ENHS doctoral candidate impacts public health by combining his interests in natural toxins and food safety

July 1, 2015 | Erin Bluvas, bluvase@sc.edu 

With a bachelor’s degree in biology and plenty of lab experience, Gabe Kenne had to get creative to find a way to marry his scientific interests with his passion for public health. His niche, it turns out, is applying his expertise on naturally occurring environmental toxins to ensuring the food we all eat is safe to consume.

After graduating with a B.S. degree and two years of research experience in molecular genetics from the University of Nebraska in his hometown of Omaha, Kenne spent three years working for Transgenomic. At this laboratory, he performed genetic diagnostic tests that confirmed diseases for hospitals throughout the world, and he helped develop new gene tests for other human diseases. In 2011, he enrolled at Kansas State University to pursue a Master of Public Health (MPH) degree in Infectious Diseases and Zoonosis.

While working toward his MPH, Kenne worked in the diagnostic lab of the university’s veterinary school, examining natural toxins from Harmful Algal Blooms that were responsible for livestock and companion animal deaths. He transformed this research into his master’s thesis, shifting his interests from infectious diseases to the impact of environmental influences, particularly natural toxins, on public health.

Kenne then joined the Arnold School’s Department of Environmental Health Sciences (ENHS) because he was impressed with the wide range of faculty and student expertise. “I felt that the diversity in expertise would create a beneficial interdisciplinary foundation for me to earn a PhD,” he says.
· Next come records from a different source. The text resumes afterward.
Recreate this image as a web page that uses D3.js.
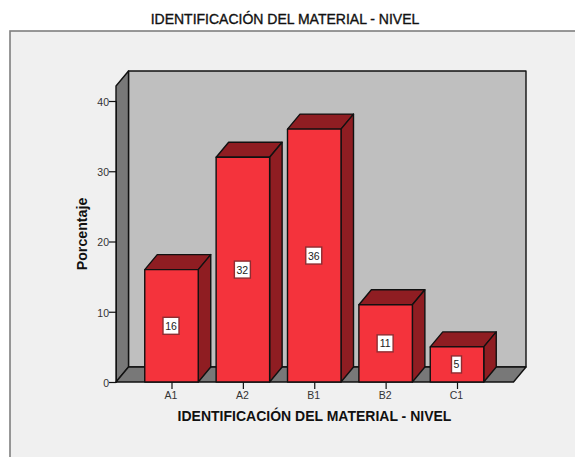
<!DOCTYPE html>
<html><head><meta charset="utf-8">
<script src="https://cdn.jsdelivr.net/npm/d3@7"></script>
<style>
html,body{margin:0;padding:0;background:#fff;overflow:hidden}
svg{display:block}
text{font-family:"Liberation Sans",Arial,sans-serif}
</style></head><body>
<svg id="c" width="575" height="457"></svg>
<script>
const categories=["A1","A2","B1","B2","C1"];
const values=[16,32,36,11,5];
const yTicks=[0,10,20,30,40];
const titleText="IDENTIFICACIÓN DEL MATERIAL - NIVEL";
const xLabel="IDENTIFICACIÓN DEL MATERIAL - NIVEL";
const yLabel="Porcentaje";

const svg=d3.select("#c");
const W=575,H=457;
const dx=12.5,dy=15;
const x=d3.scalePoint().domain(categories).range([171.5,457]);
const y=d3.scaleLinear().domain([0,40]).range([382,101]);
const plotLeft=116,plotRight=513.5,plotBottom=y(0),plotTop=86;
const barW=53.5;
const dark="#111";

svg.append("rect").attr("x",10).attr("y",31).attr("width",W+10).attr("height",H).attr("fill","#f0f0f0").attr("stroke","#7f7f7f").attr("stroke-width",1.6);
svg.append("text").attr("x",285).attr("y",24).attr("text-anchor","middle").attr("font-size",14).attr("fill","#111").attr("stroke","#111").attr("stroke-width",0.35).text(titleText);

const pg=(pts,fill,sw=1.4)=>svg.append("polygon").attr("points",pts.map(p=>p.join(",")).join(" ")).attr("fill",fill).attr("stroke",dark).attr("stroke-width",sw).attr("stroke-linejoin","round");
// back wall, side wall, floor
pg([[plotLeft+dx,plotTop-dy],[plotRight+dx,plotTop-dy],[plotRight+dx,plotBottom-dy],[plotLeft+dx,plotBottom-dy]],"#bfbfbf");
pg([[plotLeft,plotTop],[plotLeft+dx,plotTop-dy],[plotLeft+dx,plotBottom-dy],[plotLeft,plotBottom]],"#787878");
pg([[plotLeft,plotBottom],[plotLeft+dx,plotBottom-dy],[plotRight+dx,plotBottom-dy],[plotRight,plotBottom]],"#787878");

// axes
const ya=svg.append("g").attr("transform",`translate(${plotLeft},0)`).call(d3.axisLeft(y).tickValues(yTicks).tickSize(7).tickPadding(0).tickFormat(d3.format("d")));
ya.select(".domain").attr("stroke",dark);
ya.selectAll("line").attr("stroke",dark).attr("stroke-width",1.2);
ya.selectAll("text").attr("font-size",10.5).attr("fill","#333").attr("font-family","Liberation Sans").attr("dy","0.42em");
const xa=svg.append("g").attr("transform",`translate(0,${plotBottom})`).call(d3.axisBottom(x).tickSize(7).tickPadding(3));
xa.select(".domain").remove();
xa.selectAll("line").attr("stroke",dark).attr("stroke-width",1.2);
xa.selectAll("text").attr("font-size",10.5).attr("fill","#333").attr("font-family","Liberation Sans").attr("dx",-1);

// bars
categories.forEach((c,i)=>{
  const x0=x(c)-barW/2,x1=x(c)+barW/2,yt=y(values[i]);
  pg([[x0,yt],[x0+dx,yt-dy],[x1+dx,yt-dy],[x1,yt]],"#8f1d22");
  pg([[x1,yt],[x1+dx,yt-dy],[x1+dx,plotBottom-dy],[x1,plotBottom]],"#8f1d22");
  pg([[x0,yt],[x1,yt],[x1,plotBottom],[x0,plotBottom]],"#f4333c");
  const ym=y(values[i]/2);
  const w=String(values[i]).length>1?16:10;
  svg.append("rect").attr("x",x(c)-w/2-0.5).attr("y",ym-8.5).attr("width",w).attr("height",17).attr("fill","#fff").attr("stroke","#8f2d32").attr("stroke-width",1.4);
  svg.append("text").attr("x",x(c)-0.5).attr("y",ym+4).attr("text-anchor","middle").attr("font-size",10.5).attr("fill","#222").text(values[i]);
});

svg.append("text").attr("x",314.5).attr("y",421).attr("text-anchor","middle").attr("font-size",14).attr("font-weight","bold").attr("fill","#111").text(xLabel);
svg.append("text").attr("transform","translate(87,234) rotate(-90)").attr("text-anchor","middle").attr("font-size",14.2).attr("font-weight","bold").attr("fill","#111").text(yLabel);
</script>
</body></html>
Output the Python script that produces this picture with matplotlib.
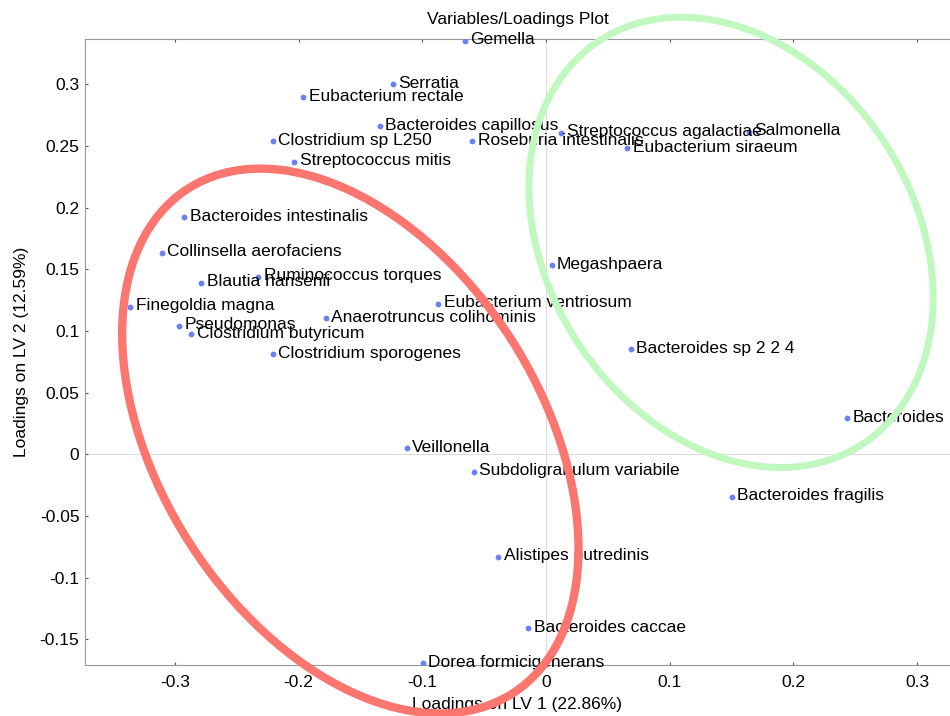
#!/usr/bin/env python3
# -*- coding: utf-8 -*-
"""
PLS-DA loadings plot (LV1 vs LV2) with the two bacterial groups circled.
"""

import matplotlib
matplotlib.use("Agg")
import matplotlib.pyplot as plt
from matplotlib.patches import Ellipse
from matplotlib.ticker import FuncFormatter

# variable names and their loadings on LV1 / LV2
names = [
    "Gemella", "Serratia", "Eubacterium rectale", "Bacteroides capillosus",
    "Clostridium sp L250", "Streptococcus mitis", "Roseburia intestinalis",
    "Bacteroides intestinalis", "Streptococcus agalactiae", "Salmonella",
    "Eubacterium siraeum", "Collinsella aerofaciens", "Ruminococcus torques",
    "Blautia hansenii", "Finegoldia magna", "Eubacterium ventriosum",
    "Anaerotruncus colihominis", "Pseudomonas", "Clostridium butyricum",
    "Clostridium sporogenes", "Veillonella", "Megashpaera",
    "Bacteroides sp 2 2 4", "Bacteroides", "Subdoligranulum variabile",
    "Bacteroides fragilis", "Alistipes putredinis", "Bacteroides caccae",
    "Dorea formicigenerans",
]
lv1 = [
    -0.0655, -0.124, -0.1962, -0.1342,
    -0.221, -0.2035, -0.0596,
    -0.2924, 0.0124, 0.1644,
    0.0657, -0.3107, -0.2326,
    -0.2787, -0.336, -0.0871,
    -0.1778, -0.2964, -0.2867,
    -0.221, -0.1124, 0.0046,
    0.0685, 0.2436, -0.0582,
    0.1501, -0.0386, -0.0143,
    -0.0997,
]
lv2 = [
    0.3352, 0.300, 0.2893, 0.2660,
    0.2536, 0.2371, 0.2536,
    0.1921, 0.2606, 0.2614,
    0.2480, 0.1634, 0.1439,
    0.1391, 0.1194, 0.1220,
    0.1102, 0.1040, 0.0975,
    0.0813, 0.0049, 0.1534,
    0.0851, 0.0292, -0.0141,
    -0.0344, -0.0830, -0.1410,
    -0.1694,
]

x_ticks = [-0.3, -0.2, -0.1, 0, 0.1, 0.2, 0.3]
y_ticks = [-0.15, -0.1, -0.05, 0, 0.05, 0.1, 0.15, 0.2, 0.25, 0.3]

# hand-drawn group outlines: (center x, center y, width, height, angle)
group_a = (-0.1582, 0.0108, 0.486, 0.308, -57.3)
group_b = (0.1496, 0.1718, 0.390, 0.2964, -57.1)

plt.rcParams["font.family"] = ["Liberation Sans", "DejaVu Sans"]
plt.rcParams["axes.unicode_minus"] = False

FS = 12.5
DOT = "#6b80f2"


def fmt(v, pos):
    return "%g" % round(v, 3)


def main():
    fig = plt.figure(figsize=(9.5, 7.16), dpi=100)
    ax = fig.add_axes([85 / 950, 51 / 716, 865 / 950, 626 / 716])

    ax.set_xlim(-0.3727, 0.3266)
    ax.set_ylim(-0.1707, 0.3366)

    # zero reference lines
    ax.axhline(0, color="#dddddd", lw=0.8, zorder=0)
    ax.axvline(0, color="#dddddd", lw=0.8, zorder=0)

    ax.plot(lv1, lv2, "o", ms=4.2, color=DOT, mec="none", zorder=3)
    for n, x, y in zip(names, lv1, lv2):
        ax.annotate(n, (x, y), xytext=(3.8, -2.5), textcoords="offset points",
                    ha="left", va="baseline", fontsize=FS, color="black",
                    zorder=4)

    for s in ["left", "top", "bottom"]:
        ax.spines[s].set_color("#999999")
        ax.spines[s].set_linewidth(0.8)
    ax.spines["right"].set_visible(False)

    ax.set_xticks(x_ticks)
    ax.set_yticks(y_ticks)
    ax.xaxis.set_major_formatter(FuncFormatter(fmt))
    ax.yaxis.set_major_formatter(FuncFormatter(fmt))
    ax.tick_params(axis="x", direction="in", top=True, length=2.5, width=0.8,
                   color="#555555", labelsize=FS, pad=7)
    ax.tick_params(axis="y", direction="in", right=False, length=2.5, width=0.8,
                   color="#555555", labelsize=FS, pad=4)

    ax.set_title("Variables/Loadings Plot", fontsize=FS, pad=11)
    ax.set_xlabel("Loadings on LV 1 (22.86%)", fontsize=FS, labelpad=5)
    ax.set_ylabel("Loadings on LV 2 (12.59%)", fontsize=FS, labelpad=8)

    # group outlines, drawn over everything and allowed past the axes
    for (cx, cy, w, h, ang), col, lw in [(group_a, "#fa766e", 6.0),
                                         (group_b, "#c0f8c0", 5.0)]:
        e = Ellipse((cx, cy), w, h, angle=ang, fill=False, edgecolor=col,
                    lw=lw, zorder=10, clip_on=False)
        ax.add_patch(e)

    fig.savefig("out.png", dpi=100)
    plt.close(fig)


if __name__ == "__main__":
    main()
Kenne connected with mentor and ENHS Assistant Professor Anindya Chanda, who shared his Laboratory of Fungal Pathogenesis and Secondary Metabolism with the aspiring scholar. “Dr. Chanda has given me the freedom to pursue the research that interests me and continues to support and guide me however he can,” Kenne says. “I am grateful for this because it is allowing me to develop my own expertise and maintain my focus on public health.”

The respect is mutual. “One important trait that will help Gabe in the long run is his ability to identify important research questions and design experiments with all the right controls to pursue a question,” Chanda says. “Outside of my lab, he has made an enormous contribution to the ENHS student body by representing the students on the Dean's Advisory Council, and I am very positive that he will make us all very proud after he graduates from the Arnold School.”

In alignment with his environmental health interests, Kenne is also building his research experience around global food safety and security. Since his days at Kansas State, he has remained involved in Frontier, an organization that works with the National Center for Food Protection and Defense and has provided Kenne with substantial first-hand experience related to the complex networks involved in keeping our food safe as well as the global processes that transfer food from the farm to our plates. “My current research is on aflatoxin, a mycotoxin that contaminates corn and many nuts and is the most carcinogenic natural product in the world and a significant cause of liver cancer,” Kenne says. “My interest in food safety/security helps me build on that while keeping the purpose of my current research on public health rather than strictly bench science.”

With plans to graduate in May of 2016, Kenne envisions a career conducting research that can continue to combine food safety and security with environmental health, possibly with an organization like the U.S. Department of Agriculture. In the meantime, he is pleased with his ability and the Arnold School’s support to integrate his varied interests thus far. “Regardless of your area of focus, public health is very interdisciplinary, so take advantage of the vast resources from the many departments within the Arnold School,” Kenne advises current and prospective students. “It will give you different perspectives and likely open more opportunities and directions while improving your work and research.”